Zvezda has created an accurate 1/350 scale model to showcase this unique modern icebreaker designed to keep shipping lanes open for cargo ships of up to 100,000 tons. The kit comprises 602 parts — the box indicates the parts count is 597, but more on that later — and an 11-page instruction book with 40 steps and 30 subassemblies. A color marking diagram and excellent decals round out the contents.

Interestingly, assembly doesn’t start with the hull, but rather the superstructures. I deviated from the instructions at Step 7 because the rear panel of the forward superstructure (Part B10) was warped. Much of that was fixed when I attached the section to the deck, which would have otherwise waited until Step 25. The superstructure sections join along beveled edges with shallow tongue and groove locaters. That makes alignment tough, and I ended up with a few gaps.

Steps 10-11 add deck chocks and winches to the aft deck in shallow recessed squares. Finally, in Step 12, the hull gets assembled. Of note is the ship’s V-shaped stern with winches and bumpers that allow another ship to be winched tight while being lead through ice.

Amazingly, 30 parts are required to build the three propellers! Never have I ever created props with so many parts. What fun! Almost makes the rest of the kit seem ho-hum. With a bit of creativity, a diorama of divers changing out a blade underwater could be created.

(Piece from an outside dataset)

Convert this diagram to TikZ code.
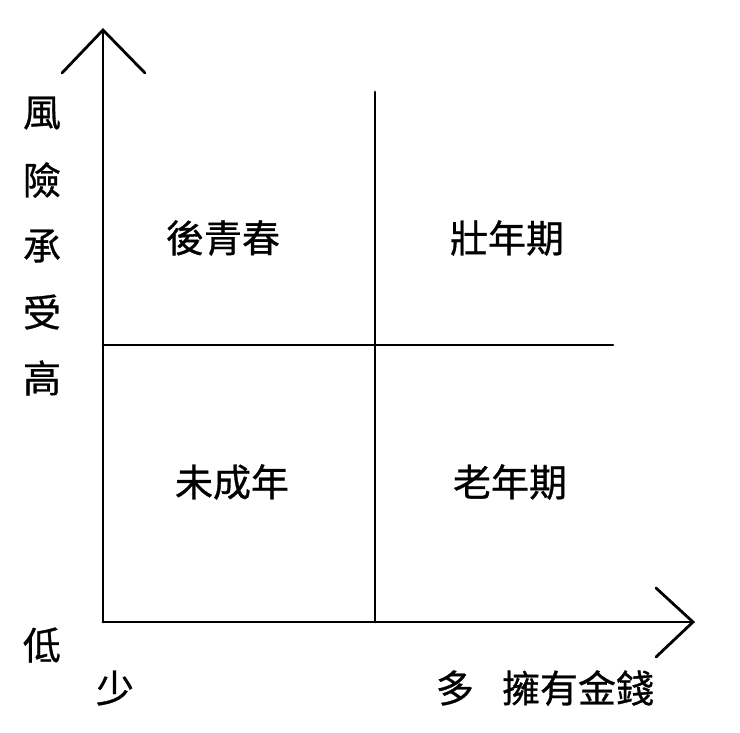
\documentclass[tikz,border=0pt]{standalone}
\usepackage{fontspec}
\setmainfont{Noto Sans CJK TC}[FakeBold=0.8]
\begin{document}
\begin{tikzpicture}[x=1pt,y=-1pt,
  ln/.style={line width=2.8pt,line cap=round},
  lbl/.style={font=\fontsize{38}{38}\selectfont,inner sep=0pt}]
\useasboundingbox (0,0) rectangle (740,732);
\coordinate (o) at (103,622);
\coordinate (yt) at (103,30);
\coordinate (xt) at (693,622);
\draw[ln] (o) -- (yt);
\draw[ln] (62,73) -- (yt) -- (145,73);
\draw[ln] (o) -- (xt);
\draw[ln] (656,588) -- (xt) -- (656,657);
\coordinate (vt) at (375,92);
\coordinate (vb) at (375,622);
\draw[ln] (vt) -- (vb);
\coordinate (hl) at (103,345);
\coordinate (hr) at (613,345);
\draw[ln] (hl) -- (hr);
\node[lbl] (q1) at (223,238) {後青春};
\node[lbl] (q2) at (507,238) {壯年期};
\node[lbl] (q3) at (232,482) {未成年};
\node[lbl] (q4) at (510,482) {老年期};
\node[lbl] (v1) at (42,113) {風};
\node[lbl] (v2) at (42,180) {險};
\node[lbl] (v3) at (42,246) {承};
\node[lbl] (v4) at (42,312) {受};
\node[lbl] (v5) at (42,378) {高};
\node[lbl] (lo) at (42,645) {低};
\node[lbl] (few) at (115,688) {少};
\node[lbl] (many) at (455,688) {多};
\node[lbl] (money) at (578,688) {擁有金錢};
\end{tikzpicture}
\end{document}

The wide bridge has clear plastic for its expansive windows. Mounting the deck above the glass required finesse and clamping because of some warping, but, ultimately, it worked well. Most of the antenna and satcom pods have half-moon pegs to ensure proper orientation.

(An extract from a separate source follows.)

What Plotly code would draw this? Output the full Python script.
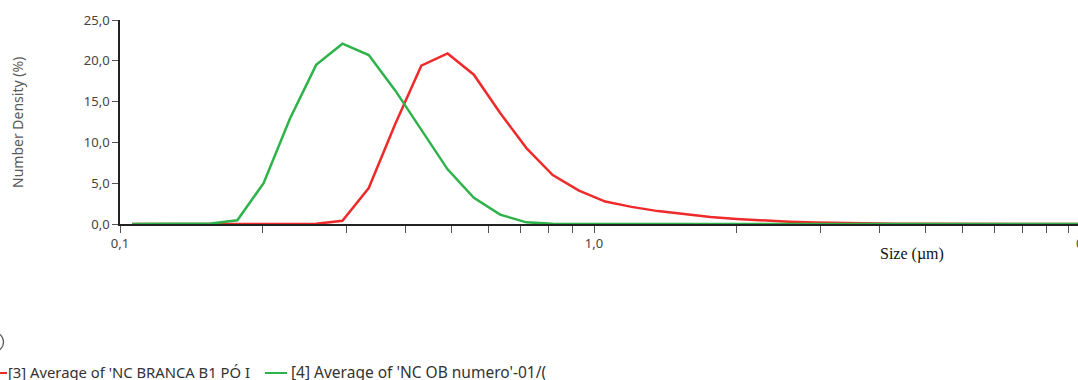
import plotly.graph_objects as go

# Size classes (µm), bin midpoints
sizes = [0.10609, 0.12054, 0.13696, 0.15561, 0.17681, 0.20089, 0.22825, 0.25933,
         0.29465, 0.33478, 0.38037, 0.43217, 0.49103, 0.55790, 0.63387, 0.72020,
         0.81828, 0.92971, 1.0563, 1.2002, 1.3636, 1.5493, 1.7603, 2.0000,
         2.2724, 2.5819, 2.9335, 3.3330, 3.7869, 4.3026, 4.8886, 5.5544,
         6.3108, 7.1702, 8.1467, 9.2561, 10.517, 11.949]

# Number density (%) - [3] NC BRANCA B1 PÓ
red_vals = [0, 0, 0, 0, 0, 0, 0, 0.02,
            0.4, 4.4, 12.2, 19.4, 20.9, 18.3, 13.6, 9.3,
            6.0, 4.1, 2.75, 2.1, 1.58, 1.2, 0.85, 0.62,
            0.43, 0.28, 0.18, 0.11, 0.07, 0.04, 0.02, 0.01,
            0, 0, 0, 0, 0, 0]

# Number density (%) - [4] NC OB numero
green_vals = [0, 0, 0, 0.05, 0.45, 5.0, 12.9, 19.5,
              22.1, 20.7, 16.4, 11.5, 6.7, 3.2, 1.15, 0.2,
              0.02, 0, 0, 0, 0, 0, 0, 0,
              0, 0, 0, 0, 0, 0, 0, 0,
              0, 0, 0, 0, 0, 0]

red_name = "[3] Average of 'NC BRANCA B1 PÓ I"
green_name = "[4] Average of 'NC OB numero'-01/("

x_tickvals = [0.1, 0.2, 0.3, 0.4, 0.5, 0.6, 0.7, 0.8, 0.9,
              1, 2, 3, 4, 5, 6, 7, 8, 9, 10]
x_ticktext = ["0,1", "", "", "", "", "", "", "", "",
              "1,0", "", "", "", "", "", "", "", "", ""]
y_tickvals = [0, 5, 10, 15, 20, 25]

W, H = 1078, 380
L, T, R = 120, 20, 0
PW = W - L - R
PH = 204
B = H - T - PH
DECADE = 474.0


def px(xp):
    return (xp - L) / PW


def py(yp):
    return (T + PH - yp) / PH


RED = "#ee2a2a"
GREEN = "#2eb34a"
FONT = "Noto Sans"

fig = go.Figure()
fig.add_trace(go.Scatter(x=sizes, y=red_vals, mode="lines", name=red_name,
                         line=dict(color=RED, width=2.5), showlegend=False))
fig.add_trace(go.Scatter(x=sizes, y=green_vals, mode="lines", name=green_name,
                         line=dict(color=GREEN, width=2.5), showlegend=False))

fig.update_layout(
    width=W, height=H,
    margin=dict(l=L, r=R, t=T, b=B, pad=0),
    paper_bgcolor="white", plot_bgcolor="white",
    separators=",.",
    font=dict(family=FONT, size=13, color="#444444"),
    showlegend=False,
)
fig.update_xaxes(
    type="log", range=[-1, -1 + PW / DECADE],
    tickvals=x_tickvals, ticktext=x_ticktext,
    showgrid=False, zeroline=False,
    showline=True, linecolor="#222222", linewidth=1.5,
    ticks="outside", ticklen=7, tickwidth=1.3, tickcolor="#555555",
    tickfont=dict(family=FONT, size=13, color="#444444"),
)
fig.update_yaxes(
    range=[0, 25], tickvals=y_tickvals, tickformat=".1f",
    showgrid=False, zeroline=False,
    showline=True, linecolor="#222222", linewidth=1.5,
    ticks="outside", ticklen=6, tickwidth=1.3, tickcolor="#555555",
    tickfont=dict(family=FONT, size=13, color="#444444"),
)

annotations = [
    dict(text="Number Density (%)", x=px(17), y=py(123), xref="paper", yref="paper",
         textangle=-90, showarrow=False, xanchor="center", yanchor="middle",
         font=dict(family=FONT, size=14, color="#595959")),
    dict(text="Size (µm)", x=px(912), y=py(254), xref="paper", yref="paper",
         showarrow=False, xanchor="center", yanchor="middle",
         font=dict(family="Liberation Serif", size=16, color="#111111")),
    dict(text="0", x=px(1074), y=py(243), xref="paper", yref="paper",
         showarrow=False, xanchor="left", yanchor="middle",
         font=dict(family=FONT, size=13, color="#444444")),
    dict(text=red_name, x=px(6), y=py(372), xref="paper", yref="paper",
         showarrow=False, xanchor="left", yanchor="middle",
         font=dict(family=FONT, size=14.8, color="#333333")),
    dict(text=green_name, x=px(289), y=py(372), xref="paper", yref="paper",
         showarrow=False, xanchor="left", yanchor="middle",
         font=dict(family=FONT, size=15.5, color="#333333")),
]
for a in annotations:
    fig.add_annotation(**a)

shapes = [
    dict(type="line", xref="paper", yref="paper", x0=px(-15), x1=px(7),
         y0=py(373), y1=py(373), line=dict(color=RED, width=2)),
    dict(type="line", xref="paper", yref="paper", x0=px(265), x1=px(287),
         y0=py(373), y1=py(373), line=dict(color=GREEN, width=2)),
    dict(type="circle", xref="paper", yref="paper", x0=px(-17), x1=px(3.5),
         y0=py(352), y1=py(332), line=dict(color="#555555", width=1.2)),
]
for s in shapes:
    fig.add_shape(**s)

fig.write_html("out.html", config={"displayModeBar": False},
               post_script="document.body.style.margin='0px';")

The kit’s plastic steps really beg to be replaced with photo-etched metal (PE), and the kit could benefit from PE railings. After attaching the flight deck, you can add what appears to be nice Mi-8 AMT helicopter complete with decals for windows, exhausts, and tail numbers.

I painted the base hull rust edged with a white water line. I used Testors Gloss Blue (No. 1211) enamel, a better match to the ship then the Tamiya Blue (No. XF-8) called for in the instructions. The upper superstructure was painted with Krylon Short Cuts Matte Rain Drop (No. 1702521) to match online photos.

The beautifully printed decals were thin and strong. For example, the large helicopter pad is a single piece with lots of clear film, and it went on without silvering. The long hull decals slide off perfectly while being held at one end.

Overall, I found the Zvezda 1/350 scale Arktika icebreaker plastic model kit to be a fun, accurate, modern kit depicting a current ship and a refreshing change from the constant combat gray camouflage I spend so much time building.